Truthfully, I’ve felt more pressure from my peers about different topics, like about having sex and sexuality in general, how I present myself, what I say or think. If you don’t conform to what “everyone else” is doing, then you can be seen as weird and outlandish.

Health classes give you a slight idea as to what sex is, but I had no idea what I was up against. Despite Health Education’s weak attempt at teaching abstinence, I was led to believe that in our society, we had to have sex with whoever we dated to please them, to be mature, to make it a “real” relationship.

In fact, The Kaiser Foundation reports that about 50 percent of teenagers feel pressured with regard to sex in relationships. I’m not alone in feeling this way.

Not only is there pressure to have sex, there’s also an expectation for who you should want to have sex with, as in your sexual preference.
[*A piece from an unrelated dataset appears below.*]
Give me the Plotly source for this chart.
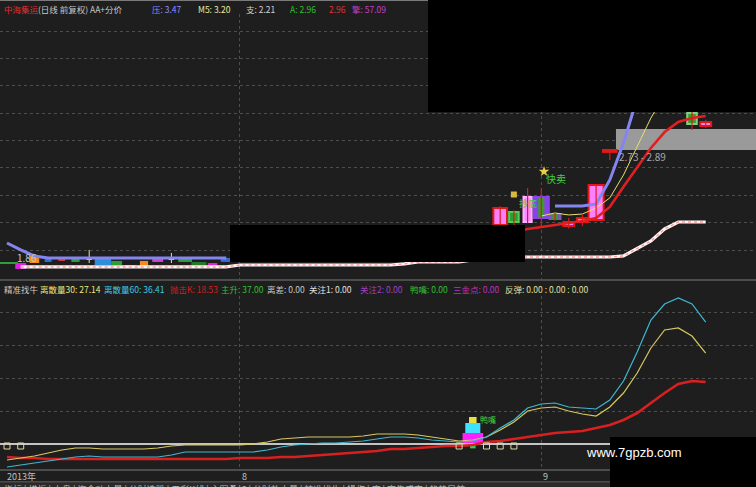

The True Colors Fund reports that LGBT youth represent an estimated 7 percent of the total youth population.

There are adolescents everywhere who fall along the LGBTQ+ spectrum. Along with this, there are peers who shame or bully those who aren’t heterosexual, as liking the same sex is what is expected.

This is a prime example of peer pressure in the real world. In my experience, kids feel more pressure to conform to how they present their sexuality than with drugs or partying.

All in all, it’s important for teenagers to know that they have no obligation to do anything you’re uncomfortable with. Everyone is in control of their own body and their actions. It’s important not to let anyone take that away.